--- Start ---

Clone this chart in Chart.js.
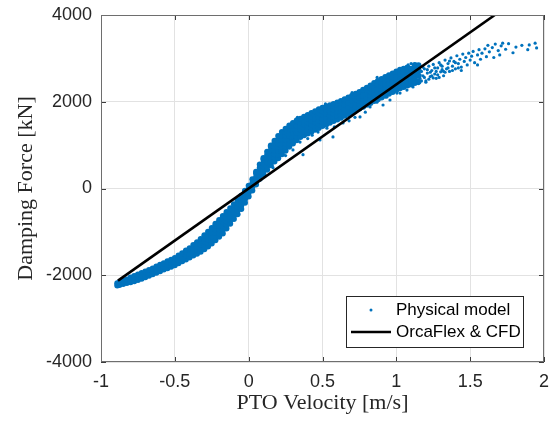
<!DOCTYPE html>
<html>
<head>
<meta charset="utf-8">
<script src="https://cdn.jsdelivr.net/npm/chart.js@4.4.1/dist/chart.umd.min.js"></script>
<style>
  html, body { margin: 0; padding: 0; background: #fff; }
</style>
</head>
<body>
<canvas id="chart" width="552" height="421"></canvas>
<script>
const xTicks = [-1, -0.5, 0, 0.5, 1, 1.5, 2]
const yTicks = [-4000, -2000, 0, 2000, 4000]

// OrcaFlex & CFD: linear damping, the two ends of the line
const linearVelocity = [-0.885, 1.667]
const linearForce = [-2124, 4000]

// Physical model, dense part of the cloud: one column of forces per velocity
const bandVelocity = [
  -0.89, -0.875, -0.85, -0.825, -0.8, -0.775, -0.75, -0.725, -0.7, -0.675,
  -0.65, -0.625, -0.6, -0.575, -0.55, -0.525, -0.5, -0.475, -0.45, -0.425,
  -0.4, -0.375, -0.35, -0.325, -0.3, -0.275, -0.25, -0.225, -0.2, -0.175,
  -0.15, -0.125, -0.1, -0.075, -0.05, -0.025, 0, 0.025, 0.05, 0.075,
  0.1, 0.125, 0.15, 0.175, 0.2, 0.225, 0.25, 0.275, 0.3, 0.325,
  0.35, 0.375, 0.4, 0.425, 0.45, 0.475, 0.5, 0.525, 0.55, 0.575,
  0.6, 0.625, 0.65, 0.675, 0.7, 0.725, 0.75, 0.775, 0.8, 0.825,
  0.85, 0.875, 0.9, 0.925, 0.95, 0.975, 1, 1.025, 1.05, 1.075,
  1.1, 1.125, 1.15
]
const bandForce = [
  [-2235, -2185], [-2225, -2160], [-2200, -2120], [-2180, -2100], [-2160, -2100, -2050],
  [-2140, -2075, -2015], [-2110, -2040, -1980], [-2080, -2010, -1950], [-2045, -1975, -1915], [-2010, -1940, -1880],
  [-1975, -1905, -1845], [-1940, -1870, -1800], [-1905, -1835, -1760], [-1870, -1800, -1725], [-1840, -1765, -1680],
  [-1805, -1725, -1640], [-1770, -1690, -1600], [-1725, -1640, -1545], [-1680, -1595, -1490], [-1635, -1550, -1465, -1430],
  [-1590, -1505, -1420, -1375], [-1545, -1460, -1380, -1305], [-1505, -1420, -1335, -1240], [-1460, -1375, -1290, -1205, -1165], [-1400, -1315, -1230, -1145, -1080],
  [-1340, -1255, -1170, -1085, -995], [-1270, -1185, -1100, -1015, -910], [-1195, -1110, -1025, -940, -855, -815], [-1115, -1030, -945, -860, -775, -725], [-1035, -950, -865, -780, -695, -635],
  [-925, -840, -755, -670, -585, -540], [-815, -730, -645, -560, -455], [-705, -620, -535, -450, -365], [-595, -510, -425, -340, -270], [-475, -390, -305, -220, -170],
  [-330, -245, -160, -75, -50], [-185, -100, -15, 65], [-45, 40, 125, 215], [90, 175, 260, 345, 385], [225, 310, 395, 480, 555],
  [330, 415, 500, 585, 670, 705], [435, 520, 605, 690, 775, 850], [535, 620, 705, 790, 875, 960, 990], [620, 705, 790, 875, 960, 1045, 1100], [700, 785, 870, 955, 1040, 1125, 1210],
  [790, 875, 960, 1045, 1130, 1215, 1300], [870, 955, 1040, 1125, 1210, 1295, 1380], [960, 1045, 1130, 1215, 1300, 1385, 1455], [1035, 1120, 1205, 1290, 1375, 1460, 1510], [1110, 1195, 1280, 1365, 1450, 1535, 1565],
  [1185, 1270, 1355, 1440, 1525, 1610], [1225, 1310, 1395, 1480, 1565, 1655], [1270, 1355, 1440, 1525, 1610, 1695], [1310, 1395, 1480, 1565, 1650, 1740], [1355, 1440, 1525, 1610, 1695, 1780],
  [1395, 1480, 1565, 1650, 1735, 1825], [1440, 1525, 1610, 1695, 1780, 1860], [1475, 1560, 1645, 1730, 1815, 1890], [1515, 1600, 1685, 1770, 1855, 1920], [1555, 1640, 1725, 1810, 1895, 1950],
  [1590, 1675, 1760, 1845, 1930, 1980], [1630, 1715, 1800, 1885, 1970, 2015], [1675, 1760, 1845, 1930, 2015, 2055], [1715, 1800, 1885, 1970, 2055, 2100], [1760, 1845, 1930, 2015, 2100, 2140],
  [1800, 1885, 1970, 2055, 2140, 2185], [1845, 1930, 2015, 2100, 2185, 2225], [1885, 1970, 2055, 2140, 2225, 2275], [1930, 2015, 2100, 2185, 2270, 2325], [1970, 2055, 2140, 2225, 2310, 2375],
  [2015, 2100, 2185, 2270, 2355, 2430], [2055, 2140, 2225, 2310, 2395, 2480], [2100, 2185, 2270, 2355, 2440, 2525], [2140, 2225, 2310, 2395, 2480, 2570], [2185, 2270, 2355, 2440, 2525, 2610],
  [2225, 2310, 2395, 2480, 2565, 2650], [2270, 2355, 2440, 2525, 2610, 2695], [2310, 2395, 2480, 2565, 2650, 2735], [2340, 2425, 2510, 2595, 2680, 2760], [2375, 2460, 2545, 2630, 2715, 2790],
  [2400, 2490, 2580, 2670, 2760], [2430, 2540, 2650, 2760, 2850], [2460, 2600, 2720, 2840]
]

// Physical model, loose points (velocity m/s, force kN)
const loosePoints = [
  [0.165, 480], [0.25, 760], [0.3, 890], [0.348, 1070], [0.368, 780], [0.4, 1150], [0.43, 1230],
  [0.47, 1300], [0.483, 1120], [0.53, 1390], [0.571, 1190], [0.58, 1420], [0.639, 1510], [0.68, 1560],
  [0.72, 1640], [0.754, 1650], [0.79, 1760], [0.822, 1880], [0.869, 1990], [0.91, 1925], [0.937, 2110],
  [0.957, 2040], [1.004, 2200], [1.025, 2200], [1.072, 2270], [1.113, 2340], [1.14, 2430],
  [0.33, 1640], [0.52, 1950], [0.7, 2210], [0.87, 2560], [1.08, 2850], [1.1, 2880],
  [1.15, 2420], [1.16, 2540], [1.16, 2620], [1.17, 2700], [1.17, 2480], [1.18, 2600], [1.18, 2800],
  [1.19, 2760], [1.19, 2560], [1.2, 2480], [1.2, 2450], [1.21, 2660], [1.21, 2740], [1.22, 2820],
  [1.22, 2520], [1.23, 2580], [1.23, 2680], [1.24, 2720], [1.24, 2600], [1.25, 2860], [1.25, 2550],
  [1.26, 2640], [1.26, 2780], [1.27, 2540], [1.27, 2700], [1.28, 2780], [1.28, 2620], [1.29, 2900],
  [1.29, 2560], [1.3, 2690], [1.3, 2850], [1.31, 2820], [1.31, 2740], [1.32, 2600], [1.32, 2700],
  [1.33, 2960], [1.33, 2680], [1.34, 2760], [1.35, 2880], [1.35, 2780], [1.36, 2700], [1.36, 2940],
  [1.37, 3010], [1.38, 2820], [1.38, 2720], [1.39, 2930], [1.4, 2760], [1.4, 2900], [1.41, 3060],
  [1.42, 2880], [1.42, 2780], [1.43, 2980], [1.44, 2800], [1.44, 2720], [1.45, 3100], [1.46, 2930],
  [1.47, 3020], [1.48, 2850], [1.49, 3120], [1.5, 2960], [1.51, 3050], [1.52, 3160], [1.53, 2900],
  [1.55, 3080], [1.55, 2850], [1.56, 3200], [1.57, 2980], [1.58, 3120], [1.6, 3220], [1.61, 3040],
  [1.62, 3300], [1.63, 3150], [1.65, 3250], [1.66, 3020], [1.67, 3330], [1.69, 3180], [1.7, 3080],
  [1.71, 3290], [1.72, 3350], [1.74, 3210], [1.76, 3340], [1.79, 3130], [1.81, 3260], [1.85, 3300],
  [1.89, 3200], [1.9, 3310], [1.94, 3350], [1.95, 3240]
]

const blue = "#0072bd"
const axisGray = "#262626"
const tickFont = { family: "'Liberation Sans', Arial, sans-serif", size: 18 }
const titleFont = { family: "'Liberation Serif', 'Times New Roman', serif", size: 22 }

const bandPoints = bandVelocity.flatMap((v, i) => bandForce[i].map(f => ({ x: v, y: f })))

// MATLAB-style box with inward tick marks
const axesBox = {
  id: "axesBox",
  afterDraw(chart) {
    const { ctx, chartArea: a, scales: { x, y } } = chart
    ctx.save()
    ctx.strokeStyle = "#3c3c3c"
    ctx.lineWidth = 1
    ctx.beginPath()
    xTicks.forEach(v => {
      const px = Math.round(x.getPixelForValue(v)) + 0.5
      ctx.moveTo(px, a.bottom)
      ctx.lineTo(px, a.bottom - 5)
      ctx.moveTo(px, a.top)
      ctx.lineTo(px, a.top + 5)
    })
    yTicks.forEach(v => {
      const py = Math.round(y.getPixelForValue(v)) + 0.5
      ctx.moveTo(a.left, py)
      ctx.lineTo(a.left + 5, py)
      ctx.moveTo(a.right, py)
      ctx.lineTo(a.right - 5, py)
    })
    ctx.stroke()
    ctx.strokeStyle = "#6e6e6e"
    ctx.strokeRect(Math.round(a.left) + 0.5, Math.round(a.top) + 0.5, Math.round(a.width) - 1, Math.round(a.height) - 1)
    ctx.restore()
  }
}

// legend box in the lower right corner of the axes
const legendBox = {
  id: "legendBox",
  afterDraw(chart) {
    const { ctx, chartArea: a } = chart
    const [lineSet, dotSet] = chart.data.datasets
    const w = 177, h = 51
    const left = a.right - 21 - w
    const top = a.bottom - 15 - h
    ctx.save()
    ctx.fillStyle = "#fff"
    ctx.fillRect(left, top, w, h)
    ctx.strokeStyle = axisGray
    ctx.lineWidth = 1
    ctx.strokeRect(left + 0.5, top + 0.5, w, h)

    ctx.fillStyle = dotSet.backgroundColor
    ctx.beginPath()
    ctx.arc(left + 25, top + 14, 1.5, 0, Math.PI * 2)
    ctx.fill()

    ctx.strokeStyle = lineSet.borderColor
    ctx.lineWidth = lineSet.borderWidth
    ctx.beginPath()
    ctx.moveTo(left + 5, top + 36)
    ctx.lineTo(left + 45, top + 36)
    ctx.stroke()

    ctx.fillStyle = "#000"
    ctx.font = "17px 'Liberation Sans', Arial, sans-serif"
    ctx.textBaseline = "middle"
    ctx.fillText(dotSet.label, left + 50, top + 14)
    ctx.fillText(lineSet.label, left + 50, top + 36)
    ctx.restore()
  }
}

new Chart(document.getElementById("chart"), {
  type: "scatter",
  data: {
    datasets: [
      {
        type: "line",
        label: "OrcaFlex & CFD",
        data: linearVelocity.map((v, i) => ({ x: v, y: linearForce[i] })),
        borderColor: "#000",
        borderWidth: 2.6,
        pointRadius: 0,
        order: 0
      },
      {
        label: "Physical model",
        data: loosePoints.map(([v, f]) => ({ x: v, y: f })),
        backgroundColor: blue,
        borderWidth: 0,
        pointRadius: 1.6,
        order: 1
      },
      {
        label: "Physical model",
        data: bandPoints,
        backgroundColor: blue,
        borderWidth: 0,
        pointRadius: 3,
        order: 2
      }
    ]
  },
  options: {
    responsive: false,
    animation: false,
    devicePixelRatio: 1,
    layout: { padding: { top: 15, right: 8, left: 0, bottom: 0 } },
    plugins: {
      legend: { display: false },
      tooltip: { enabled: false }
    },
    scales: {
      x: {
        type: "linear",
        min: -1,
        max: 2,
        afterBuildTicks: (scale) => { scale.ticks = xTicks.map(v => ({ value: v })) },
        afterFit: (scale) => {
          scale.height = 59
          scale.paddingLeft = 0
          scale.paddingRight = 0
        },
        ticks: { font: tickFont, color: axisGray, padding: 9, callback: (v) => String(v) },
        grid: { color: "#e2e2e2", drawTicks: false },
        border: { display: false },
        title: {
          display: true,
          text: "PTO Velocity [m/s]",
          font: titleFont,
          color: axisGray,
          padding: { top: 0, bottom: 5 }
        }
      },
      y: {
        type: "linear",
        min: -4000,
        max: 4000,
        afterBuildTicks: (scale) => { scale.ticks = yTicks.map(v => ({ value: v })) },
        afterFit: (scale) => {
          scale.width = 101
          scale.paddingTop = 0
          scale.paddingBottom = 0
        },
        ticks: { font: tickFont, color: axisGray, padding: 9, callback: (v) => String(v) },
        grid: { color: "#e2e2e2", drawTicks: false },
        border: { display: false },
        title: {
          display: true,
          text: "Damping Force [kN]",
          font: titleFont,
          color: axisGray,
          padding: { top: 13, bottom: 0 }
        }
      }
    }
  },
  plugins: [axesBox, legendBox]
})
</script>
</body>
</html>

--- End ---

Problem statement
Return the material line for line, from its beginning to the line that contains "const yTicks = [-4000, -2000, 0, 2000, 4000]", with the pictures left out.

Problem solution
Clone this chart in Chart.js.
<!DOCTYPE html>
<html>
<head>
<meta charset="utf-8">
<script src="https://cdn.jsdelivr.net/npm/chart.js@4.4.1/dist/chart.umd.min.js"></script>
<style>
  html, body { margin: 0; padding: 0; background: #fff; }
</style>
</head>
<body>
<canvas id="chart" width="552" height="421"></canvas>
<script>
const xTicks = [-1, -0.5, 0, 0.5, 1, 1.5, 2]
const yTicks = [-4000, -2000, 0, 2000, 4000]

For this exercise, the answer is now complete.